Connecting with students
Beth Vottero, Associate Professor and Nurse Educator Program Coordinator, College of Nursing
July 17, 2020
While educators everywhere are adapting to the reality of the global pandemic, Beth Vottero is looking toward the future and planning the most successful path forward for her students.
Vottero, an associate professor and the Nurse Educator Program Coordinator at Purdue University Northwest (PNW), will offer her classes in the virtual classroom format this fall, meaning classes will be fully remote with live lecture. “This actually offers the most flexibility for me to work with students. …I have protected class time to be with the students,” Vottero said.
Vottero’s classes will include lectures, small group meetings, larger class discussions, and breakout rooms, all delivered via Zoom.

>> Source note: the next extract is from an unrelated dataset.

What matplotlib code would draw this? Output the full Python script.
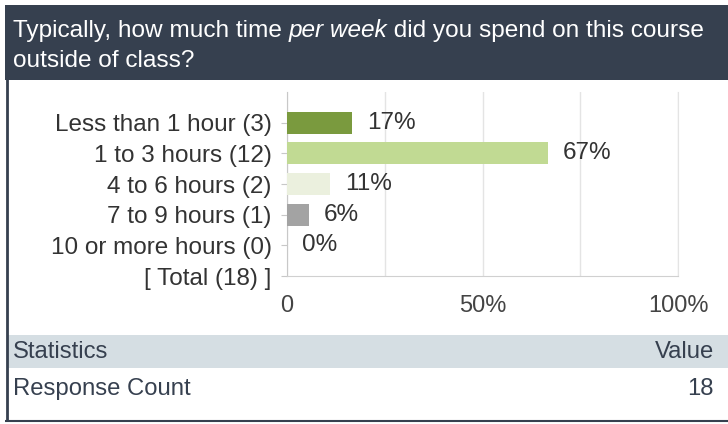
import matplotlib
matplotlib.use("Agg")
import matplotlib.pyplot as plt
from matplotlib.patches import Rectangle

plt.rcParams['font.family'] = ['Liberation Sans', 'DejaVu Sans']

# ---- data ----
question_plain_1 = "Typically, how much time "
question_italic = "per week"
question_plain_2 = " did you spend on this course"
question_line2 = "outside of class?"
categories = ["Less than 1 hour", "1 to 3 hours", "4 to 6 hours", "7 to 9 hours", "10 or more hours"]
counts = [3, 12, 2, 1, 0]
total_label = "Total"
bar_colors = ["#7a9a3e", "#c1da93", "#ebf0de", "#a3a3a3", "#dddddd"]
xticks = [0, 50, 100]
xtick_labels = ["0", "50%", "100%"]
stats_header = ["Statistics", "Value"]
stats_rows = [("Response Count", "18")]

total = sum(counts)
pcts = [100.0 * c / total for c in counts]

W, H = 728, 424
fig = plt.figure(figsize=(W / 100, H / 100), dpi=100)
fig.patch.set_facecolor("white")

# background / frame axes in pixel coordinates
bg = fig.add_axes([0, 0, 1, 1])
bg.set_xlim(0, W)
bg.set_ylim(H, 0)
bg.axis("off")

dark = "#36404f"
bg.add_patch(Rectangle((5, 5), W - 5, 75, color=dark, lw=0))
bg.plot([6.5, 6.5], [5, 421], color=dark, lw=2, solid_capstyle="butt")
bg.plot([5, W], [421, 421], color=dark, lw=1.5, solid_capstyle="butt")

# header text with italic part
fs_head = 17.6
t1 = bg.text(13, 31, question_plain_1, color="white", fontsize=fs_head, va="center", ha="left")
fig.canvas.draw()
r = fig.canvas.get_renderer()
bb = t1.get_window_extent(renderer=r)
x_px = 13 + bb.width
t2 = bg.text(x_px, 31, question_italic, color="white", fontsize=fs_head, va="center", ha="left", style="italic")
bb2 = t2.get_window_extent(renderer=r)
x_px += bb2.width
bg.text(x_px, 31, question_plain_2, color="white", fontsize=fs_head, va="center", ha="left")
bg.text(13, 61, question_line2, color="white", fontsize=fs_head, va="center", ha="left")

# statistics table
fs_tab = 17.2
bg.add_patch(Rectangle((7, 335), W - 7, 33, color="#d5dee3", lw=0))
bg.text(13, 352, stats_header[0], color=dark, fontsize=fs_tab, va="center", ha="left")
bg.text(W - 14, 352, stats_header[1], color=dark, fontsize=fs_tab, va="center", ha="right")
for i, (k, v) in enumerate(stats_rows):
    y = 389 + 32 * i
    bg.text(13, y, k, color=dark, fontsize=fs_tab, va="center", ha="left")
    bg.text(W - 14, y, v, color=dark, fontsize=fs_tab, va="center", ha="right")

# chart axes
left, right, top, bottom = 287, 678, 92, 276
ax = fig.add_axes([left / W, 1 - bottom / H, (right - left) / W, (bottom - top) / H])
ax.set_xlim(0, 100)
n = len(categories)
ax.set_ylim(n + 1, 0)
ypos = list(range(1, n + 1))
fs_chart = 17.5
ax.barh(ypos, pcts, height=0.72, color=bar_colors, zorder=3)
for y, p in zip(ypos, pcts):
    ax.annotate(f"{p:.0f}%", (p, y), xytext=(10.5, 0), textcoords="offset points",
                va="center", ha="left", fontsize=fs_chart, color="#333333")

ylabels = [f"{c} ({k})" for c, k in zip(categories, counts)] + [f"[ {total_label} ({total}) ]"]
ax.set_yticks(ypos + [n + 1])
ax.set_yticklabels(ylabels, fontsize=fs_chart, color="#333333")
ax.set_xticks(xticks)
ax.set_xticklabels(xtick_labels, fontsize=17, color="#444444")
ax.set_xticks([25, 75], minor=True)
ax.tick_params(axis="y", length=4, color="#c8c8c8", pad=7)
ax.tick_params(axis="x", which="both", length=0, pad=14)
ax.grid(axis="x", which="both", color="#e4e4e4", lw=1, zorder=0)
ax.spines["top"].set_visible(False)
ax.spines["right"].set_color("#e4e4e4")
ax.spines["left"].set_color("#c8c8c8")
ax.spines["bottom"].set_color("#d0d0d0")
ax.set_facecolor("none")

fig.savefig("out.png", dpi=100, facecolor="white")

“I believe that students need to feel connected to the professor, the classmates and the university. By having live class sessions online, I can interact with students and respond to questions quickly and easily,” she said. “This fits with the content of my courses.”
Vottero became an educator because she wanted to make a positive change in a field that gains more and more importance in this world each day: nursing.
“I got into teaching because I wanted to make a bigger difference in nursing than I could alone. By teaching others, I can have a bigger impact on nursing,” said Vottero, who teaches undergraduate, graduate, and doctoral level programs at PNW.
Vottero earned a bachelor’s degree in Business, bachelor’s and master’s degrees in Nursing, and a Ph.D. in Nursing Education. She worked on an intermediate care unit in a hospital for 15 years before becoming a magnet program director at La Porte Hospital. Vottero then became one of the first people to sit for the Certified Nurse Educator certification and began teaching at the college level.
Vottero’s primary concern moving into the fall 2020 semester will be keeping those personal connections with and among students to enhance their academic experience. Vottero believes that although there were a great number of resources during the spring semester, keeping sight of the need to maintain human connections should be paramount.
Vottero is trying to adapt technology to bring that human connection to her interactions with students.
“I like to give feedback for papers that is clear and understandable so that students can improve their performance. This summer, I am using video recordings to provide this feedback for assignments in conjunction with written feedback in the paper,” she said. “So far, the students have enjoyed hearing the content rather than just reading it.”
Vottero is excited for the fall semester.
“I am excited about the challenge that our new normal has given us. I think that this shift to online has forced me to really think about each of my courses,” she said. “I’m refocusing on the objectives and developing creative ways to not just teach, but to really get students invested in the content.”
Vottero credits the camaraderie and culture of determination and dedication to students at PNW with her confidence moving forward.